Ce matin, la pluie tombait encore drue. Alors j'ai commencé ma journée par rejoindre le Musée des occupations et de la liberté (Vabamu) qui m'avait fait une forte impression l'an dernier. Ce musée se donne pour mission d'éduquer à la liberté en en montrant la fragilité, de défendre la justice et l'État de droit.
La visite se fait accompagnée par un audioguide (en français) qui est vraiment nécessaire car non seulement le commentaire, parfois un peu long, donne des éléments d'information essentiels mais il pose les questions importantes que les Estoniens ont dû affronter durant ce siècle d'une histoire compliquée et souvent tragique.
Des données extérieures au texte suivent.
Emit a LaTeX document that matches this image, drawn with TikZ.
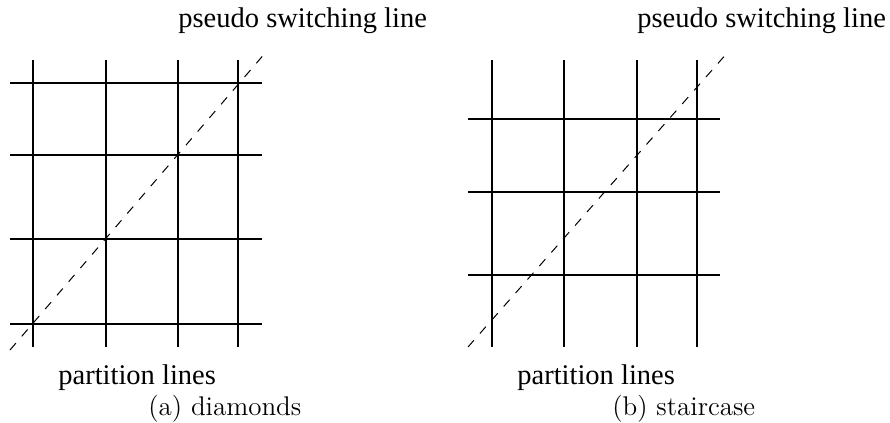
\documentclass[tikz,border=0pt]{standalone}
\usepackage{fontspec}
\newfontfamily\timesfont{Liberation Serif}
\usetikzlibrary{positioning}

\begin{document}
\begin{tikzpicture}[
  x=0.5pt, y=-0.5pt,
  part/.style={line width=1.35pt},
  switchline/.style={line width=0.5pt, dash pattern=on 4.5pt off 4.5pt},
  lab/.style={anchor=base west, inner sep=0pt, font=\timesfont\fontsize{14.25}{17}\selectfont},
  capt/.style={anchor=base west, inner sep=0pt, font=\fontsize{13.5}{16}\selectfont},
]
\useasboundingbox (0,0) rectangle (890,423);

% ---- (a) diamonds: partition grid + switching line ----
\foreach \x in {33,106,178,238} \draw[part] (\x,60) -- (\x,347);
\foreach \y in {83,155,239,324} \draw[part] (10,\y) -- (262,\y);
\coordinate (SA0) at (10,350);
\coordinate (SA1) at (266,52);
\draw[switchline] (SA0) -- (SA1);

\node[lab] (PSA) at (178,27) {pseudo switching line};
\node[lab] (PLA) at (58,384) {partition lines};
\node[capt] (CAPA) at (148,415) {(a) diamonds};

% ---- (b) staircase: partition grid + switching line ----
\foreach \x in {492,564,637,697} \draw[part] (\x,60) -- (\x,347);
\foreach \y in {119,192,275} \draw[part] (468,\y) -- (720,\y);
\coordinate (SB0) at (468,347);
\coordinate (SB1) at (728,52);
\draw[switchline] (SB0) -- (SB1);

\node[lab] (PSB) at (637,27) {pseudo switching line};
\node[lab] (PLB) at (517,384) {partition lines};
\node[capt] (CAPB) at (612,415) {(b) staircase};

\end{tikzpicture}
\end{document}
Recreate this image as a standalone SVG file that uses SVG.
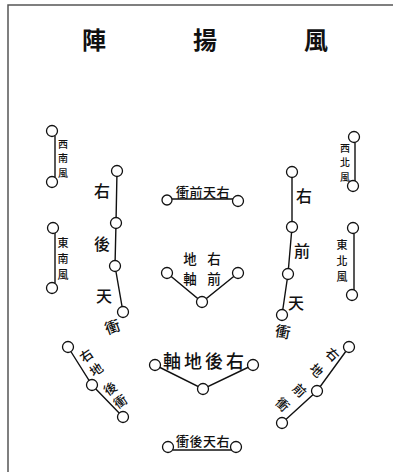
<svg xmlns="http://www.w3.org/2000/svg" width="393" height="472" viewBox="0 0 393 472">
<style>
.t{font-family:"Noto Sans CJK TC","Noto Sans CJK SC",serif;fill:#111;text-anchor:middle;dominant-baseline:central;font-weight:500}
.s10{font-size:10px}.s11{font-size:11px}.s13{font-size:13px}.s14{font-size:13.5px}.s15{font-size:15px}.s16{font-size:16px}.s18{font-size:18px}
.ttl{font-size:24px;font-weight:bold}
.ln{stroke:#111;stroke-width:1.4;fill:none}
.c{stroke:#111;stroke-width:1.3;fill:#fff}
.fr{stroke:#555;stroke-width:1.5;fill:none}
</style>
<rect width="393" height="472" fill="#fff"/>
<path class="fr" d="M393 5 H8 V472"/>
<g id="title">
<text class="t ttl" x="94" y="38">陣</text>
<text class="t ttl" x="205" y="38">揚</text>
<text class="t ttl" x="316" y="38">風</text>
</g>
<g id="connectors">
<line class="ln" x1="55" y1="136" x2="55" y2="177"/>
<line class="ln" x1="55" y1="233" x2="55" y2="283"/>
<line class="ln" x1="355" y1="142" x2="355" y2="181"/>
<line class="ln" x1="354" y1="233" x2="354" y2="290"/>
<polyline class="ln" points="117,171 116,223 115,266 123,312"/>
<polyline class="ln" points="292,172 292,227 288,274 282,315"/>
<line class="ln" x1="172" y1="199" x2="233" y2="199"/>
<polyline class="ln" points="167,273 202,302 238,273"/>
<polyline class="ln" points="155,365 203,389 253,365"/>
<line class="ln" x1="173" y1="450" x2="232" y2="450"/>
<polyline class="ln" points="68,347 92,385 123,417"/>
<polyline class="ln" points="349,347 317,391 282,423"/>
</g>
<g id="sw-wind">
<circle class="c" cx="52" cy="131" r="5.5"/><circle class="c" cx="52" cy="182" r="5.5"/>
<text class="t s10" x="63" y="143">西</text><text class="t s10" x="63" y="157.5">南</text><text class="t s10" x="63" y="172">風</text>
</g>
<g id="se-wind">
<circle class="c" cx="53" cy="228" r="5.5"/><circle class="c" cx="52" cy="288" r="5.5"/>
<text class="t s11" x="63" y="242">東</text><text class="t s11" x="63" y="258">南</text><text class="t s11" x="63" y="274">風</text>
</g>
<g id="nw-wind">
<circle class="c" cx="354" cy="137" r="5.5"/><circle class="c" cx="353" cy="186" r="5.5"/>
<text class="t s10" x="345" y="147">西</text><text class="t s10" x="345" y="161.5">北</text><text class="t s10" x="345" y="176">風</text>
</g>
<g id="ne-wind">
<circle class="c" cx="353" cy="228" r="5.5"/><circle class="c" cx="352" cy="295" r="5.5"/>
<text class="t s11" x="342" y="244">東</text><text class="t s11" x="342" y="260">北</text><text class="t s11" x="342" y="276">風</text>
</g>
<g id="left-chain">
<circle class="c" cx="117" cy="171" r="5.5"/><circle class="c" cx="116" cy="223" r="5.5"/><circle class="c" cx="115" cy="266" r="5.5"/><circle class="c" cx="123" cy="312" r="5.5"/>
<text class="t s16" x="102" y="190">右</text><text class="t s16" x="102" y="243">後</text><text class="t s16" x="104" y="295">天</text>
<text class="t s15" x="0" y="0" transform="translate(112 326) rotate(-20)">衝</text>
</g>
<g id="right-chain">
<circle class="c" cx="292" cy="172" r="5.5"/><circle class="c" cx="292" cy="227" r="5.5"/><circle class="c" cx="288" cy="274" r="5.5"/><circle class="c" cx="282" cy="315" r="5.5"/>
<text class="t s16" x="304" y="195">右</text><text class="t s16" x="302" y="250">前</text><text class="t s16" x="296" y="302">天</text>
<text class="t s15" x="0" y="0" transform="translate(283 331) rotate(10)">衝</text>
</g>
<g id="top-bar">
<circle class="c" cx="167" cy="200" r="5"/><circle class="c" cx="238" cy="201" r="5.5"/>
<text class="t s13" x="203" y="191" letter-spacing="0.5">衝前天右</text>
</g>
<g id="mid-v">
<circle class="c" cx="167" cy="273" r="5.5"/><circle class="c" cx="202" cy="302" r="5.5"/><circle class="c" cx="238" cy="273" r="5.5"/>
<text class="t s14" x="190" y="258">地</text><text class="t s14" x="214" y="258">右</text>
<text class="t s14" x="190" y="278">軸</text><text class="t s14" x="214" y="278">前</text>
</g>
<g id="low-v">
<circle class="c" cx="155" cy="365" r="5.5"/><circle class="c" cx="203" cy="389" r="5.5"/><circle class="c" cx="253" cy="365" r="5.5"/>
<text class="t s18" x="205" y="360" letter-spacing="3">軸地後右</text>
</g>
<g id="bottom-bar">
<circle class="c" cx="168" cy="447" r="5.5"/><circle class="c" cx="236" cy="447" r="5.5"/>
<text class="t s13" x="203" y="440" letter-spacing="0.5">衝後天右</text>
</g>
<g id="lower-left-chain">
<circle class="c" cx="68" cy="347" r="5.5"/><circle class="c" cx="92" cy="385" r="5.5"/><circle class="c" cx="123" cy="417" r="5.5"/>
<text class="t s13" transform="translate(86 355) rotate(-35)">右</text>
<text class="t s13" transform="translate(96 369) rotate(-35)">地</text>
<text class="t s13" transform="translate(110 388) rotate(-35)">後</text>
<text class="t s13" transform="translate(120 401) rotate(-35)">衝</text>
</g>
<g id="lower-right-chain">
<circle class="c" cx="349" cy="347" r="5.5"/><circle class="c" cx="317" cy="391" r="5.5"/><circle class="c" cx="282" cy="423" r="5.5"/>
<text class="t s13" transform="translate(333 354) rotate(45)">右</text>
<text class="t s13" transform="translate(317 370) rotate(45)">地</text>
<text class="t s13" transform="translate(300 390) rotate(45)">前</text>
<text class="t s13" transform="translate(283 404) rotate(45)">衝</text>
</g>
</svg>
La question centrale qui revient souvent est celle des choix individuels que chacun devait faire pour continuer à vivre dans ces moments d'absence de liberté et de répression. Le parcours se partage en cinq périodes : l'Inhumanité, l'Exil, l'Estonie soviétique, la Liberté et le Rétablissement.
Les périodes de l'Inhumanité et de l'Exil sont très émouvantes car elles rendent compte, à travers des témoignages personnels, des souffrances endurées par les Estoniens du fait des régimes nazi et stalinien.
L'Estonie soviétique est une longue période de 50 ans avec des évolutions au cours du temps. Se posaient alors la question de la différence entre l'adaptation et la collaboration ou bien celle du rapport entre la liberté et l'égalité. La restriction de la première pouvait-elle être bénéfique à la seconde comme semblait vouloir le justifier le régime ?
Les périodes de la Liberté et du Rétablissement commencent avec l'Indépendance de 1991. Elles sont caractérisées par la liberté d'expression, celle d'entreprendre et celle de voyager ainsi que par la création de nouvelles opportunités pour chacun. Cependant d'autres questions sont aujourd'hui posées à la société, sur les langues, l'exercice de la citoyenneté ou l'accroissement des inégalités.
Ce musée est un formidable outil au service de la citoyenneté pour le peuple estonien, sa jeunesse en particulier. Celle-ci m'est apparue très présente à Tallinn. J'ai passé un moment hier dans le bus à observer une jeune fille occupée à manipuler son téléphone portable. J'étais à la fois étonné et admiratif de la voir actionner alternativement mais concomitamment un outil d'intelligence artificielle, un réseau social et un site web, dans trois langues différentes parfaitement maîtrisées, à en croire la dextérité dont faisait preuve cette jeune fille, que sont l'anglais, le russe et l'estonien.
Mon séjour à Tallinn se termine avec ces trois paisibles images de la plage de Pirita. Demain soir j'aurai pris pied sur l'île de Hiiumaa.